Ao contrário da luta pela conquista de direitos da família Mau-Tempo, retratada pelo escritor português, na família Brasil o que se vê é silêncio e incredulidade em cada direito retirado, com a promessa de um futuro melhor. O projeto de retirada de direitos da classe trabalhadora vem sendo gestado há anos pelos mesmos representantes de antigos latifúndios, pelo chamado “setor produtivo” e por seus representantes no Congresso Nacional.
No livro Saramago descreve a classe dirigente de Portugal, daquela época, que em muito se assemelha a nossa elite dirigente, representada por repórteres e comentaristas eufóricos, comemorando em rede nacional a aprovação da Reforma Previdenciária.
“Madre de tetas grossas, para grandes e ávidas bocas, matriz, terra dividida do maior para o grande, ou mais de gosto ajuntada do grande para o maior, por compra dizemos ou aliança, ou de roubo esperto, ou crime estreme, herança dos avós e meu bom pai, em glória estejam. Levou séculos para chegar a isto, quem duvidará de que assim vai ficar até à consumação dos séculos? E esta outra gente quem é, solta e miúda, que veio com a terra, embora não registada na escritura, almas mortas, ou ainda vivas? A sabedoria de Deus, amados filhos, é infinita: aí está a terra e quem a há -de trabalhar, crescei e multiplicai- -vos.
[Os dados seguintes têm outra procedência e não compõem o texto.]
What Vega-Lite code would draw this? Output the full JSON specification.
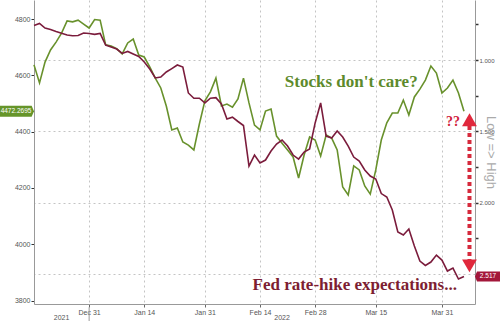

Crescei e multiplicai-me, diz o latifúndio.”
Com a reforma da Previdência do governo Bolsonaro as mulheres também foram prejudicadas. A idade mínima passa a ser 62 nos de idade e o tempo mínimo de contribuição sobe de 15 para 20 anos, mas para receber o benefício integral a contribuição terá que ser no mínimo por 40 anos.
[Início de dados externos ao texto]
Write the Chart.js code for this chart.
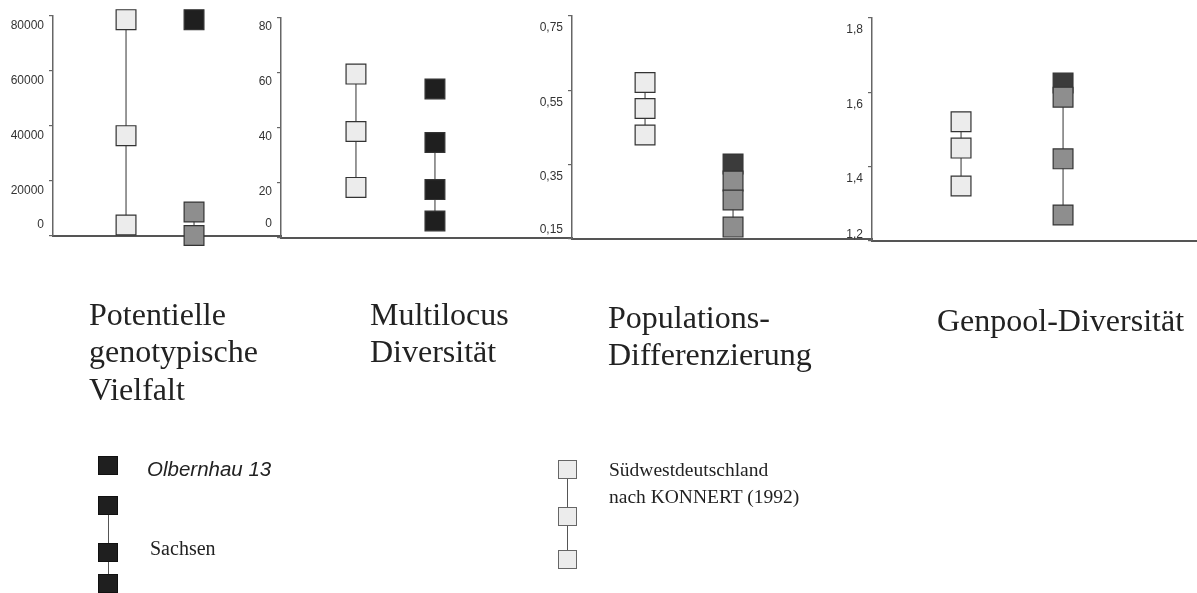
<!DOCTYPE html>
<html lang="de">
<head>
<meta charset="UTF-8">
<title>Genetische Diversität: Olbernhau 13, Sachsen, Südwestdeutschland</title>
<script src="https://cdn.jsdelivr.net/npm/chart.js@4.4.1/dist/chart.umd.min.js"></script>
<style>
  body { margin: 0; background: #fff; }
  #wrap { position: relative; width: 1197px; height: 593px; overflow: hidden; }
  #wrap canvas { position: absolute; left: 0; top: 0; }
  .title {
    position: absolute;
    font-family: 'Liberation Serif', 'Times New Roman', serif;
    font-size: 32px;
    line-height: 37.5px;
    color: #222;
    white-space: nowrap;
  }
  .legend-text { position: absolute; color: #222; white-space: nowrap; }
  .sans-it { font-family: 'Liberation Sans', Arial, sans-serif; font-style: italic; font-size: 20.5px; line-height: 1; }
  .serif { font-family: 'Liberation Serif', 'Times New Roman', serif; font-size: 20px; line-height: 1; }
  .serif2 { font-family: 'Liberation Serif', 'Times New Roman', serif; font-size: 19.5px; line-height: 27px; }
  .box { position: absolute; box-sizing: border-box; }
  .box.dark { width: 20px; height: 19px; background: #1f1f1f; border: 1px solid #111; }
  .box.light { width: 19px; height: 19px; background: #ececec; border: 1px solid #666; }
  .stem { position: absolute; width: 1px; background: #555; }
</style>
</head>
<body>
<div id="wrap">
  <canvas id="c0" width="1197" height="593"></canvas>
  <canvas id="c1" width="1197" height="593"></canvas>
  <canvas id="c2" width="1197" height="593"></canvas>
  <canvas id="c3" width="1197" height="593"></canvas>

  <div class="title" style="left:89px; top:295.5px;">Potentielle<br>genotypische<br>Vielfalt</div>
  <div class="title" style="left:370px; top:295.5px;">Multilocus<br>Diversität</div>
  <div class="title" style="left:608px; top:298.5px;">Populations-<br>Differenzierung</div>
  <div class="title" style="left:937px; top:301.5px;">Genpool-Diversität</div>

  <!-- legend: Olbernhau 13 / Sachsen -->
  <div class="stem" style="left:108px; top:505px; height:78px;"></div>
  <div class="box dark" style="left:98px; top:456px;"></div>
  <div class="box dark" style="left:98px; top:496px;"></div>
  <div class="box dark" style="left:98px; top:543px;"></div>
  <div class="box dark" style="left:98px; top:574px;"></div>
  <div class="legend-text sans-it" style="left:147px; top:458.5px;">Olbernhau 13</div>
  <div class="legend-text serif" style="left:150px; top:538px;">Sachsen</div>

  <!-- legend: Südwestdeutschland -->
  <div class="stem" style="left:567px; top:469px; height:91px;"></div>
  <div class="box light" style="left:558px; top:460px;"></div>
  <div class="box light" style="left:558px; top:507px;"></div>
  <div class="box light" style="left:558px; top:550px;"></div>
  <div class="legend-text serif2" style="left:609px; top:456px;">Südwestdeutschland<br>nach KONNERT (1992)</div>
</div>

<script>
// values
const vielfaltSuedwest = [78500, 36400, 4000];
const vielfaltOlbernhau = [78500];
const vielfaltSachsen = [8700, 200];
const vielfaltTicks = [0, 20000, 40000, 60000, 80000];

const multilocusSuedwest = [59.6, 38.7, 18.4];
const multilocusOlbernhau = [54.2];
const multilocusSachsen = [34.7, 17.6, 6.2];
const multilocusTicks = [0, 20, 40, 60, 80];

const differenzSuedwest = [0.571, 0.501, 0.430];
const differenzOlbernhau = [0.352];
const differenzSachsen = [0.306, 0.255, 0.182];
const differenzTicks = [0.15, 0.35, 0.55, 0.75];

const genpoolSuedwest = [1.521, 1.450, 1.348];
const genpoolOlbernhau = [1.625];
const genpoolSachsen = [1.587, 1.421, 1.270];
const genpoolTicks = [1.2, 1.4, 1.6, 1.8];

const LIGHT = '#ececec', GREY = '#8e8e8e', BLACK = '#1f1f1f', DARK = '#3b3b3b';

// where each panel sits on the page
const panels = [
  { sw: vielfaltSuedwest, ol: vielfaltOlbernhau, sa: vielfaltSachsen, ticks: vielfaltTicks,
    olColor: BLACK, saColor: GREY,
    left: 53, right: 281, top: 15, base: 236, xMin: -0.074, xMax: 3.279, labelOffset: 10, zeroLift: '21px' },
  { sw: multilocusSuedwest, ol: multilocusOlbernhau, sa: multilocusSachsen, ticks: multilocusTicks,
    olColor: BLACK, saColor: BLACK,
    left: 281, right: 572, top: 18, base: 238, xMin: 0.051, xMax: 3.735, labelOffset: 9, zeroLift: '23px' },
  { sw: differenzSuedwest, ol: differenzOlbernhau, sa: differenzSachsen, ticks: differenzTicks,
    olColor: DARK, saColor: GREY,
    left: 572, right: 872, top: 16, base: 239, xMin: 0.170, xMax: 3.579, labelOffset: 12, zeroLift: '21px' },
  { sw: genpoolSuedwest, ol: genpoolOlbernhau, sa: genpoolSachsen, ticks: genpoolTicks,
    olColor: DARK, saColor: GREY,
    left: 872, right: 1197, top: 18, base: 241, xMin: 0.127, xMax: 3.313, labelOffset: 12, zeroLift: '18px' }
];

const AXIS_W = 50;

function series(label, values, col, fill, order) {
    return {
        label: label,
        data: values.map(v => ({ x: col, y: v })),
        showLine: values.length > 1,
        borderColor: '#555',
        borderWidth: 1.2,
        pointStyle: 'rect',
        pointRadius: 14,
        pointHoverRadius: 14,
        pointBackgroundColor: fill,
        pointBorderColor: '#333',
        pointBorderWidth: 1.2,
        clip: false,
        order: order
    };
}

function fmt(v) {
    return String(v).replace('.', ',');
}

panels.forEach((p, i) => {
    new Chart(document.getElementById('c' + i), {
        type: 'line',
        data: {
            datasets: [
                series('Sachsen', p.sa, 2, p.saColor, 0),
                series('Olbernhau 13', p.ol, 2, p.olColor, 1),
                series('Südwestdeutschland', p.sw, 1, LIGHT, 2)
            ]
        },
        options: {
            responsive: false,
            animation: false,
            layout: {
                autoPadding: false,
                padding: { left: p.left - AXIS_W, right: 1197 - p.right, top: p.top, bottom: 593 - p.base }
            },
            plugins: { legend: { display: false }, tooltip: { enabled: false } },
            scales: {
                x: {
                    type: 'linear',
                    min: p.xMin,
                    max: p.xMax,
                    ticks: { display: false },
                    grid: { display: false, drawTicks: false },
                    border: { display: true, color: '#555', width: 2 }
                },
                y: {
                    type: 'linear',
                    min: p.ticks[0],
                    max: p.ticks[p.ticks.length - 1],
                    afterBuildTicks: s => { s.ticks = p.ticks.map(v => ({ value: v })); },
                    afterFit: s => { s.width = AXIS_W; },
                    grid: { drawOnChartArea: false, drawTicks: true, tickLength: 4, color: '#666', lineWidth: 1.2 },
                    border: { color: '#666', width: 1.5 },
                    ticks: {
                        autoSkip: false,
                        padding: 5,
                        labelOffset: p.labelOffset,
                        color: '#333',
                        font: { family: "'Liberation Sans', Arial, sans-serif", size: 12, lineHeight: p.zeroLift },
                        // bottom label sits above the baseline, the others below their tick
                        callback: (v, idx) => idx === 0 ? [fmt(v), '', ''] : fmt(v)
                    }
                }
            }
        }
    });
});
</script>
</body>
</html>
Como diz Saramago “Um viver feito de palavras repetidas e de repetidos gestos….o trigo produz o mesmo som, como é que não se cansam os ouvidos destes homens e destas mulheres (….) é o caso também daquele pássaro rouco que vive nos sobreiros e, que grita quando lhe arrancam a pele, ou talvez sejam as penas, e o que fica a mostra é a carne eriçada e sofrida”.
A maioria dos parlamentares que aprovou a Reforma da Previdência não mexeram um milímetro em suas regalias, polpudos salários e aposentadorias precoces, já que o discurso é de que todos deveriam dar sua cota de contribuição para o bem do País, os militares também ficaram fora desta Proposta de Emenda Constitucional. Aqui nossos congressistas podem ser enquadrados na função de “feitor”, conforme o brilhante texto do escritor português.
O feitor é aquele que cumpre as ordens do patrão. “o feitor é o chicote que mete na ordem a canzoada. É um cão escolhido entre outros cães para morder os cães. Feitor é um criado, é uma espécie de mula humana, uma aberração, um judas, o que traiu os seus semelhantes a troco de mais poder e de algum pão de sobra.”
Reforma aprovada, muitos somente irão perceber seus malefícios na hora de se aposentarem. As futuras gerações pagarão esta conta que com o fim dos benefícios sociais aumentará ainda mais a desigualdade e a concentração de renda nas mãos dos herdeiros do latifúndio. Não há o que comemorar.